What to produce => Reproduce verbatim the lines up to and including the one with "import * as d3 from 'd3';", starting from the first.

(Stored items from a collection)
────
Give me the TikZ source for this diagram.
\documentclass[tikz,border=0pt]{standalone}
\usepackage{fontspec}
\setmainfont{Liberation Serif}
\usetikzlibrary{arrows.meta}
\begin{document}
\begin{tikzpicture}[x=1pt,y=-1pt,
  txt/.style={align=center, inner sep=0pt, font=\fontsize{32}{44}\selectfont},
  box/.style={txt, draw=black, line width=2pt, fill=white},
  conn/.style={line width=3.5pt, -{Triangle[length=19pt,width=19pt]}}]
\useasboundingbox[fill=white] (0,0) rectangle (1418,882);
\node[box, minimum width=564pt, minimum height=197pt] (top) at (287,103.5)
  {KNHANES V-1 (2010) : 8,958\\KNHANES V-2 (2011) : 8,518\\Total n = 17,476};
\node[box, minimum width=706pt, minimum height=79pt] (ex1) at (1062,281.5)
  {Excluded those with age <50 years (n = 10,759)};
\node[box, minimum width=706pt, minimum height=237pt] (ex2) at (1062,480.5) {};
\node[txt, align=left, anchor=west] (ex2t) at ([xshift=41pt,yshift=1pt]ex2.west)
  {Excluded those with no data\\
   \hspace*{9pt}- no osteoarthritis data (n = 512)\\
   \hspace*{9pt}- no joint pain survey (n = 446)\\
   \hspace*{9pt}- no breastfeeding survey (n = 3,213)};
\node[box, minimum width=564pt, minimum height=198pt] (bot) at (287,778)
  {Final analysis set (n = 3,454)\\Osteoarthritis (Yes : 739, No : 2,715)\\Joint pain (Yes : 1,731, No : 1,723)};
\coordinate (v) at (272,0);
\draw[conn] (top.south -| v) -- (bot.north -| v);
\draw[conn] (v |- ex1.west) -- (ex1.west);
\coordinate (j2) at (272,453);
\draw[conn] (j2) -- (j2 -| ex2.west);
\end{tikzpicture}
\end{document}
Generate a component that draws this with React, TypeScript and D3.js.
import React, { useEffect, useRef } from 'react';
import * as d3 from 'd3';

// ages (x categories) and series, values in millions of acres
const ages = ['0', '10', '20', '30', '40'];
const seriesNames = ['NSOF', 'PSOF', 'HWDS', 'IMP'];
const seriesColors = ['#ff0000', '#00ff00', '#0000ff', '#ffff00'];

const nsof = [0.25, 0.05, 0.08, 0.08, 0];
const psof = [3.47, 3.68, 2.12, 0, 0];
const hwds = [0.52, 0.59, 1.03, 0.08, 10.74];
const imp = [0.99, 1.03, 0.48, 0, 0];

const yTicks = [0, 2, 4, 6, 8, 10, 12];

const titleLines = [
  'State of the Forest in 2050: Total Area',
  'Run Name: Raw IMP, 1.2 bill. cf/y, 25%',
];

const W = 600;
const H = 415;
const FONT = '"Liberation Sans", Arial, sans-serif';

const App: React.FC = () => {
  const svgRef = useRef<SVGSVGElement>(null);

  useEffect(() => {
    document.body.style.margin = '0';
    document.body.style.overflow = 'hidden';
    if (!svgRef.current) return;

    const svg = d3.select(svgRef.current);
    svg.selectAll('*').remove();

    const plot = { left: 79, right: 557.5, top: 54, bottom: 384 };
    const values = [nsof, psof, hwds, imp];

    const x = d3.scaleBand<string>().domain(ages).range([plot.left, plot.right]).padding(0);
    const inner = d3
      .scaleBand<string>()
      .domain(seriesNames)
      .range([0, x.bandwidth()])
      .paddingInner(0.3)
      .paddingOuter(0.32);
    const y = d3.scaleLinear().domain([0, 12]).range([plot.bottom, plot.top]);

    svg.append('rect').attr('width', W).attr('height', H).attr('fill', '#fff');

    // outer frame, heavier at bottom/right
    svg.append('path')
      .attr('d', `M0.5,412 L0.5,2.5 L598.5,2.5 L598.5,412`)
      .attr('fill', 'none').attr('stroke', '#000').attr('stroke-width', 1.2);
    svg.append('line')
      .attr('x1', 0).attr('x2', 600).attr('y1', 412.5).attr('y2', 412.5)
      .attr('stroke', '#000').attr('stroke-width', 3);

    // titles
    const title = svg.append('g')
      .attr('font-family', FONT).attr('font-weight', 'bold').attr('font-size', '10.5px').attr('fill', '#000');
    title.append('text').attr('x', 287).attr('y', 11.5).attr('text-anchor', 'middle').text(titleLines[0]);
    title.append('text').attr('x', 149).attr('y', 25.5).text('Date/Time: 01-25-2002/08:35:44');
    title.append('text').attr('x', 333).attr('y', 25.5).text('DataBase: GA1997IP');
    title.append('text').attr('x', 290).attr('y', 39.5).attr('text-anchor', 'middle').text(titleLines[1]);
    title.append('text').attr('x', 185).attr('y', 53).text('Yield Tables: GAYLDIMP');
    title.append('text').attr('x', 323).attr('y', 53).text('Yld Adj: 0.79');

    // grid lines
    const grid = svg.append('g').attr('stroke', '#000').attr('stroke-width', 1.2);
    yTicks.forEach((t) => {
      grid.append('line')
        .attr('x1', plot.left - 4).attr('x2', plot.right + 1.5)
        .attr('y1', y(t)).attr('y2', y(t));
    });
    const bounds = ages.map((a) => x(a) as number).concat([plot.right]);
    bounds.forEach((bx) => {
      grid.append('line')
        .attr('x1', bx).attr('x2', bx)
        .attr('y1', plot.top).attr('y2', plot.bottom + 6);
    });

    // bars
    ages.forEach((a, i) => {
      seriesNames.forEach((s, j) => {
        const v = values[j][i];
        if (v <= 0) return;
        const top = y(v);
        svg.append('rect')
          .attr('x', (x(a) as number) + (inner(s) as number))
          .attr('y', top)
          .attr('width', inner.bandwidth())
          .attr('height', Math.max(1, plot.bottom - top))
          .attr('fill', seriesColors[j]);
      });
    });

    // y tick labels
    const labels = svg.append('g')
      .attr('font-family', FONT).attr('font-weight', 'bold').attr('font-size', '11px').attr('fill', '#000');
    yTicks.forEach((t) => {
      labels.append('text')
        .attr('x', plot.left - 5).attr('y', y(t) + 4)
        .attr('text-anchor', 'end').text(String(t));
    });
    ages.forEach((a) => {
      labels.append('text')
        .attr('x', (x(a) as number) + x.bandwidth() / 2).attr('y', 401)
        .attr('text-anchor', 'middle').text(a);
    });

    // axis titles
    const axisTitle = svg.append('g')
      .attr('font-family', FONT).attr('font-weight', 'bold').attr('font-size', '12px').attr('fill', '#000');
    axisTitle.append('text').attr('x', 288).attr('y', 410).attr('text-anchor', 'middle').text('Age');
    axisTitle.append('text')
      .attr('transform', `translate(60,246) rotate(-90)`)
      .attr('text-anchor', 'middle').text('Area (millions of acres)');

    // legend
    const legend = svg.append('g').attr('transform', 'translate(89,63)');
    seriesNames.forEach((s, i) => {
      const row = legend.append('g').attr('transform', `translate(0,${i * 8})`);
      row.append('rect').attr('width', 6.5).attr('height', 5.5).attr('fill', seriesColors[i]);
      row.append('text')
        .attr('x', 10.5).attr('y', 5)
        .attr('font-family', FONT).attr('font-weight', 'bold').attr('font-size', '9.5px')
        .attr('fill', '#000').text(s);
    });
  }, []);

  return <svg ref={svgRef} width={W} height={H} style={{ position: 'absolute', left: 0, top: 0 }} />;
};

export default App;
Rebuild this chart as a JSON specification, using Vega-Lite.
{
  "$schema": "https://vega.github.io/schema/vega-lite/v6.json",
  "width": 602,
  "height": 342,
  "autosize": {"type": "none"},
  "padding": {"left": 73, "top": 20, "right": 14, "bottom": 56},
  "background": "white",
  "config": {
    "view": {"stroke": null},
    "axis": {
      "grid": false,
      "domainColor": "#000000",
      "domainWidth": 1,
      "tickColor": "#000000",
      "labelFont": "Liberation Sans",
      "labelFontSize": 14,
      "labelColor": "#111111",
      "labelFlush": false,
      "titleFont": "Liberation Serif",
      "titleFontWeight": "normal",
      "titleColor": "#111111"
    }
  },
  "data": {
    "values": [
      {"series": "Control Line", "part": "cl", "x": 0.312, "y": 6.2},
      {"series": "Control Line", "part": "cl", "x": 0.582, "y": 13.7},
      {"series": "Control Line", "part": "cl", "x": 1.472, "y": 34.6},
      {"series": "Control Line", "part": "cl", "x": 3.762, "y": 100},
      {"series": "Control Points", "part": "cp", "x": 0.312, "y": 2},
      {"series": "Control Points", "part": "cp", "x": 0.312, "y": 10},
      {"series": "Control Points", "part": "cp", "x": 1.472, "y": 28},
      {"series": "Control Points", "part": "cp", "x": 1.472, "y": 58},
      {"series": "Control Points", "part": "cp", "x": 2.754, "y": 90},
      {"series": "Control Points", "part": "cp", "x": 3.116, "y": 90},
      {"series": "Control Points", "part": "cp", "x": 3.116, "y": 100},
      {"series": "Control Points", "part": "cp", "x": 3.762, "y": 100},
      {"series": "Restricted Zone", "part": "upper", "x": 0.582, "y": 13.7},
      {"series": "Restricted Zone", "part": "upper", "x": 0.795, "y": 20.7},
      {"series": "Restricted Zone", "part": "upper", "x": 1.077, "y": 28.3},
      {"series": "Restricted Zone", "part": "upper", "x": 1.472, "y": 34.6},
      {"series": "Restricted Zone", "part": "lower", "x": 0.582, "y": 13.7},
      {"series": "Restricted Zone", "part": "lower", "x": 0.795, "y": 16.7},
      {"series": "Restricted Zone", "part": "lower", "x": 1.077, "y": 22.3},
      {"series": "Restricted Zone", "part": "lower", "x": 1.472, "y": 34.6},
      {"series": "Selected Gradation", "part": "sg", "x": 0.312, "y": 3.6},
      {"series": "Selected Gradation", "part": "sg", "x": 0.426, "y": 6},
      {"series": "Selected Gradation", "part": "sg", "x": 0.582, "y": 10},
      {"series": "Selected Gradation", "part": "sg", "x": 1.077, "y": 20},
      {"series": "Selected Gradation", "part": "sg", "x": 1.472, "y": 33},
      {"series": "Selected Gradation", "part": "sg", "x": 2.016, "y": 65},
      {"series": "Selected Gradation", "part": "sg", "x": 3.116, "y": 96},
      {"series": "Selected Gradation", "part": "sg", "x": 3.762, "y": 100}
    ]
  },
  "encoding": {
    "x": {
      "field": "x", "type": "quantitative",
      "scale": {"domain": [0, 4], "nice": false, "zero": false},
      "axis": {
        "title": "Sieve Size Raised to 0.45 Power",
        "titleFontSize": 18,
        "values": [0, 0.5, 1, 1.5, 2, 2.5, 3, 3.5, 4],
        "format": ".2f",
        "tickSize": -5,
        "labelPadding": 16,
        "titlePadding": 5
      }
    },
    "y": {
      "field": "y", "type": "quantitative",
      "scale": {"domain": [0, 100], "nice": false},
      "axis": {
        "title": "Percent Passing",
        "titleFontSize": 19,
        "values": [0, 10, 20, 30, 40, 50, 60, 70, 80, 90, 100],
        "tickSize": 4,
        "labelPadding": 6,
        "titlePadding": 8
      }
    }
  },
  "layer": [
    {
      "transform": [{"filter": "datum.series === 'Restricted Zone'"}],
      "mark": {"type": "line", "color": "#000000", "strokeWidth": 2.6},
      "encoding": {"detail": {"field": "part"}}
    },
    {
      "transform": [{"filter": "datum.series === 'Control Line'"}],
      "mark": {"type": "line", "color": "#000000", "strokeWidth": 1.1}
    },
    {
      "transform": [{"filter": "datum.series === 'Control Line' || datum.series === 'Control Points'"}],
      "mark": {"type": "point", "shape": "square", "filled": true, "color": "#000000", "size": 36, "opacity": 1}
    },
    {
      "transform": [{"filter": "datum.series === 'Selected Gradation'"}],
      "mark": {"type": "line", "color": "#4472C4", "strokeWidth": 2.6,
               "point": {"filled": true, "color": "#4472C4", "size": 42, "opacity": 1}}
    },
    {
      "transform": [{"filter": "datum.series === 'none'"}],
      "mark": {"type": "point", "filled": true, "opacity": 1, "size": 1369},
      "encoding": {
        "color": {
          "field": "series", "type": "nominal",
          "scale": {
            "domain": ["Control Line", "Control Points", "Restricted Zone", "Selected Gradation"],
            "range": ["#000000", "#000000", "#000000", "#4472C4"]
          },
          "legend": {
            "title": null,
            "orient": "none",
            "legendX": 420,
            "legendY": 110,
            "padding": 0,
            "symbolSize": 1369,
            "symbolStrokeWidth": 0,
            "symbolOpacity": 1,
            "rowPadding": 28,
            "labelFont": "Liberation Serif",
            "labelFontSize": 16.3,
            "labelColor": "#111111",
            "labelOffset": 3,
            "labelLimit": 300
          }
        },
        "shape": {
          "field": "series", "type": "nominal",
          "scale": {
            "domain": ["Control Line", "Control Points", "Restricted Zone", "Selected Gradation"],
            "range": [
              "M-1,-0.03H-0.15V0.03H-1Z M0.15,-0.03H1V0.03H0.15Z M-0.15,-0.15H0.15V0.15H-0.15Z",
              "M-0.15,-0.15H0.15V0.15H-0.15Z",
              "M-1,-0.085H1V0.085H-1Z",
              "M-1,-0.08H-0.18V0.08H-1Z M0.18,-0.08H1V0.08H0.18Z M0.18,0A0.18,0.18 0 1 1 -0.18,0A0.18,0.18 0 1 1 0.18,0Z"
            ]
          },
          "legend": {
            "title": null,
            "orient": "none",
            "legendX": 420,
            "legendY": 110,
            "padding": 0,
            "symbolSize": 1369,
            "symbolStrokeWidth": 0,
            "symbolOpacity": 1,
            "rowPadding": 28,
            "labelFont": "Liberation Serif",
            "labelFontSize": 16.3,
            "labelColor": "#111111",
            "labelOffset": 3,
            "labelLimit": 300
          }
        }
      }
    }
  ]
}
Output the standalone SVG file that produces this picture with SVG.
────
Solution below =>
Give me the TikZ source for this diagram.
\documentclass[tikz,border=0pt]{standalone}
\usepackage{fontspec}
\setmainfont{Liberation Serif}
\usetikzlibrary{arrows.meta}
\begin{document}
\begin{tikzpicture}[x=1pt,y=-1pt,
  txt/.style={align=center, inner sep=0pt, font=\fontsize{32}{44}\selectfont},
  box/.style={txt, draw=black, line width=2pt, fill=white},
  conn/.style={line width=3.5pt, -{Triangle[length=19pt,width=19pt]}}]
\useasboundingbox[fill=white] (0,0) rectangle (1418,882);
\node[box, minimum width=564pt, minimum height=197pt] (top) at (287,103.5)
  {KNHANES V-1 (2010) : 8,958\\KNHANES V-2 (2011) : 8,518\\Total n = 17,476};
\node[box, minimum width=706pt, minimum height=79pt] (ex1) at (1062,281.5)
  {Excluded those with age <50 years (n = 10,759)};
\node[box, minimum width=706pt, minimum height=237pt] (ex2) at (1062,480.5) {};
\node[txt, align=left, anchor=west] (ex2t) at ([xshift=41pt,yshift=1pt]ex2.west)
  {Excluded those with no data\\
   \hspace*{9pt}- no osteoarthritis data (n = 512)\\
   \hspace*{9pt}- no joint pain survey (n = 446)\\
   \hspace*{9pt}- no breastfeeding survey (n = 3,213)};
\node[box, minimum width=564pt, minimum height=198pt] (bot) at (287,778)
  {Final analysis set (n = 3,454)\\Osteoarthritis (Yes : 739, No : 2,715)\\Joint pain (Yes : 1,731, No : 1,723)};
\coordinate (v) at (272,0);
\draw[conn] (top.south -| v) -- (bot.north -| v);
\draw[conn] (v |- ex1.west) -- (ex1.west);
\coordinate (j2) at (272,453);
\draw[conn] (j2) -- (j2 -| ex2.west);
\end{tikzpicture}
\end{document}
Generate a component that draws this with React, TypeScript and D3.js.
import React, { useEffect, useRef } from 'react';
import * as d3 from 'd3';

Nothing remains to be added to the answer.